IUCN wants to work at a higher level of finance and with insurance corporations and governments who should impose their regulations. Two hundred governments are members of IUCN. If this collaboration were to kick in, with support from IUCN and from these governments, conservation with empowered people would be a different reality.
The VIth IUCN World Congress on Protected Areas or IUCN World Parks Congress scheduled in 2014 will surely draw from this experience in Whakatāne and support greater numbers of Indigenous Peoples. It is hoped that their contributions are integrated as much as possible in ensuring the cross-cultural and cross-paradigm dialogue and not isolate them in a dedicated stream.
Culture and nature brought together
The deeper human sense of connection with the physical and life-giving world around us is expressed not in terms of economic or political analyses but the sense of the sacred. Walking around with Rapata Kopae and John Hohapata-Oke on Moutohorā (Whale Island) Wildlife Management Reserve, of which they are members of Te Tapatoru ā Toi or the joint management committee, truly brought culture and nature together. Te Tapatoru ā Toi is a new approach to bicultural partnership in the management of the Moutohorā Wildlife Management Reserve and the Ōhope and Tauwhare Pā Scenic Reserves.
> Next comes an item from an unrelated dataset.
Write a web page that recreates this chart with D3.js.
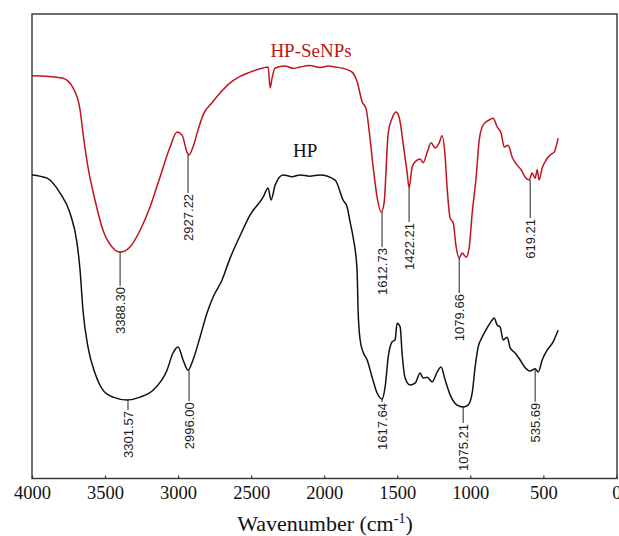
<!DOCTYPE html>
<html>
<head>
<meta charset="utf-8">
<script src="https://cdn.jsdelivr.net/npm/d3@7"></script>
<style>
  body { margin: 0; background: #fff; overflow: hidden; }
  svg { display: block; }
</style>
</head>
<body>
<svg id="chart" width="619" height="536"></svg>
<script>
// FTIR spectra, transmittance in arbitrary units (0-100), wavenumber in cm-1
var seWave = [4000, 3900, 3788, 3719, 3671, 3651, 3617, 3569, 3514, 3452, 3397, 3329, 3260, 3192, 3124, 3055, 3007, 2973, 2939, 2925, 2898, 2863, 2829, 2768, 2713, 2644, 2576, 2507, 2418, 2384, 2370, 2357, 2336, 2268, 2210, 2165, 2100, 2028, 1970, 1925, 1857, 1809, 1775, 1740, 1713, 1693, 1665, 1638, 1610, 1590, 1562, 1535, 1508, 1487, 1460, 1432, 1419, 1398, 1378, 1343, 1323, 1295, 1268, 1241, 1213, 1193, 1172, 1159, 1138, 1117, 1097, 1076, 1056, 1028, 1008, 987, 960, 939, 919, 892, 871, 844, 816, 789, 768, 741, 713, 679, 652, 624, 597, 577, 556, 542, 529, 508, 481, 453, 426, 399];
var seT = [86.7, 86.6, 86.2, 84.1, 79.4, 74.4, 67.1, 60.0, 53.5, 49.9, 48.8, 49.9, 53.5, 58.5, 64.9, 71.4, 74.6, 74.0, 70.3, 69.7, 71.4, 75.1, 78.3, 80.9, 83.0, 85.2, 86.6, 87.5, 88.4, 88.6, 84.1, 86.2, 88.4, 88.8, 88.3, 88.6, 88.9, 88.5, 88.8, 88.6, 88.2, 87.5, 85.5, 81.1, 79.6, 75.1, 67.1, 60.6, 57.4, 59.4, 74.4, 77.6, 78.9, 77.8, 72.3, 65.8, 62.6, 67.1, 68.2, 68.8, 68.0, 70.3, 72.3, 71.2, 72.3, 73.8, 69.2, 62.8, 56.1, 55.1, 49.9, 47.5, 48.6, 47.7, 49.7, 57.2, 64.9, 72.9, 75.7, 76.8, 77.2, 77.6, 75.7, 74.4, 71.4, 71.8, 69.2, 67.5, 66.5, 64.9, 64.3, 65.8, 64.7, 66.5, 64.3, 66.9, 68.6, 69.7, 70.3, 73.3];

var hpWave = [4000, 3897, 3808, 3740, 3692, 3671, 3651, 3617, 3569, 3514, 3445, 3350, 3260, 3172, 3076, 3035, 3000, 2966, 2932, 2898, 2850, 2802, 2761, 2699, 2644, 2576, 2507, 2418, 2384, 2364, 2336, 2281, 2220, 2165, 2100, 2028, 1925, 1871, 1843, 1823, 1802, 1775, 1768, 1754, 1734, 1706, 1672, 1638, 1604, 1583, 1562, 1535, 1515, 1501, 1480, 1467, 1446, 1412, 1378, 1343, 1323, 1295, 1261, 1227, 1200, 1172, 1138, 1090, 1049, 1015, 987, 967, 946, 919, 885, 850, 837, 816, 796, 775, 748, 727, 693, 659, 624, 590, 556, 535, 508, 474, 433, 399];
var hpT = [65.4, 64.7, 61.5, 57.2, 50.8, 44.9, 36.3, 28.4, 22.8, 19.1, 17.6, 17.0, 17.6, 19.1, 23.4, 27.1, 28.4, 25.6, 23.4, 25.6, 30.5, 35.7, 39.1, 42.8, 47.5, 52.3, 56.8, 60.6, 62.6, 60.0, 63.2, 65.4, 65.0, 65.4, 65.1, 65.4, 64.3, 60.0, 58.5, 55.3, 52.0, 44.9, 36.3, 29.9, 27.3, 25.6, 21.9, 18.5, 17.2, 19.8, 26.2, 29.5, 29.9, 33.5, 32.7, 27.1, 21.7, 20.2, 20.6, 22.8, 21.7, 21.9, 20.9, 23.0, 24.1, 21.3, 18.1, 15.9, 15.5, 15.9, 18.5, 24.1, 28.4, 30.5, 32.5, 34.2, 34.6, 33.1, 32.7, 29.9, 30.5, 28.2, 27.1, 25.6, 23.9, 23.2, 23.7, 23.0, 25.6, 27.7, 29.5, 32.0];

// peak annotations: label, wavenumber at tip, transmittance at tip, leader length
var seLabels = ["3388.30", "2927.22", "1612.73", "1422.21", "1079.66", "619.21"];
var seLabelWave = [3397, 2932, 1604, 1419, 1076, 590];
var seLabelT = [48.8, 69.7, 57.4, 62.6, 47.5, 64.3];
var seLead = [34, 38, 35, 34, 35, 38];

var hpLabels = ["3301.57", "2996.00", "1617.64", "1075.21", "535.69"];
var hpLabelWave = [3343, 2925, 1604, 1049, 556];
var hpLabelT = [17.0, 23.4, 17.2, 15.5, 23.7];
var hpLead = [10, 31, 3, 16, 33];

var xTicks = [4000, 3500, 3000, 2500, 2000, 1500, 1000, 500, 0];

(function() {
  var serif = '"Liberation Serif", "Times New Roman", serif';
  var sans = '"Liberation Sans", Arial, sans-serif';
  var redColor = '#c0141c';

  var svg = d3.select('#chart');
  var mLeft = 32, mRight = 617, mTop = 14, mBottom = 478.5;

  var x = d3.scaleLinear().domain([4000, 0]).range([mLeft, 616.4]);
  var y = d3.scaleLinear().domain([0, 100]).range([479, mTop]);

  // frame
  svg.append('rect')
    .attr('x', mLeft).attr('y', mTop)
    .attr('width', mRight - mLeft).attr('height', mBottom - mTop)
    .attr('fill', 'none').attr('stroke', '#333').attr('stroke-width', 1.4);

  var xAxis = svg.append('g')
    .attr('transform', 'translate(0,' + mBottom + ')')
    .call(d3.axisBottom(x).tickValues(xTicks).tickFormat(d3.format('d'))
      .tickSizeInner(-3).tickSizeOuter(0).tickPadding(7));
  xAxis.select('.domain').remove();
  xAxis.selectAll('line').attr('stroke', '#333').attr('stroke-width', 1.2);
  xAxis.selectAll('text')
    .attr('font-family', serif).attr('font-size', 18.5).attr('fill', '#111');

  var title = svg.append('text')
    .attr('x', 325).attr('y', 531)
    .attr('text-anchor', 'middle')
    .attr('font-family', serif).attr('font-size', 22).attr('fill', '#111');
  title.append('tspan').text('Wavenumber (cm');
  title.append('tspan').attr('font-size', 14).attr('dy', -8).text('-1');
  title.append('tspan').attr('dy', 8).text(')');

  function toPoints(w, t) {
    return w.map(function(d, i) { return [d, t[i]]; });
  }

  var line = d3.line()
    .x(function(d) { return x(d[0]); })
    .y(function(d) { return y(d[1]); })
    .curve(d3.curveMonotoneX);

  svg.append('path')
    .datum(toPoints(seWave, seT))
    .attr('d', line)
    .attr('fill', 'none').attr('stroke', redColor).attr('stroke-width', 1.5);

  svg.append('path')
    .datum(toPoints(hpWave, hpT))
    .attr('d', line)
    .attr('fill', 'none').attr('stroke', '#111').attr('stroke-width', 1.5);

  function annotate(labels, waves, ts, leads) {
    var g = svg.append('g');
    labels.forEach(function(lab, i) {
      var px = x(waves[i]), py = y(ts[i]);
      g.append('line')
        .attr('x1', px).attr('x2', px)
        .attr('y1', py).attr('y2', py + leads[i])
        .attr('stroke', '#222').attr('stroke-width', 1);
      g.append('text')
        .attr('transform', 'translate(' + px + ',' + (py + leads[i] + 1) + ') rotate(-90)')
        .attr('text-anchor', 'end')
        .attr('dy', '0.36em')
        .attr('font-family', sans).attr('font-size', 13).attr('fill', '#222')
        .text(lab);
    });
  }
  annotate(seLabels, seLabelWave, seLabelT, seLead);
  annotate(hpLabels, hpLabelWave, hpLabelT, hpLead);

  // series names
  svg.append('text')
    .attr('x', x(2090)).attr('y', y(90.8))
    .attr('text-anchor', 'middle')
    .attr('font-family', serif).attr('font-size', 19).attr('fill', redColor)
    .text('HP-SeNPs');
  svg.append('text')
    .attr('x', x(2131)).attr('y', y(69.2))
    .attr('text-anchor', 'middle')
    .attr('font-family', serif).attr('font-size', 19).attr('fill', '#111')
    .text('HP');
})();
</script>
</body>
</html>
The peace of the island and its prosperity as a regenerating sanctuary is felt along with the cultural history and memories of their ancestors. The goats and other predators to wildlife are long gone and the vegetation has overtaken the grasses, though there is a difficult task of sustaining the kiwi to bread successfully. Management is increasingly in the hands of the local community and is a lesson for the world. Finally the Maori youth are gaining the opportunity to engage and may they draw strength from such local empowerment and responsibility and give us hope.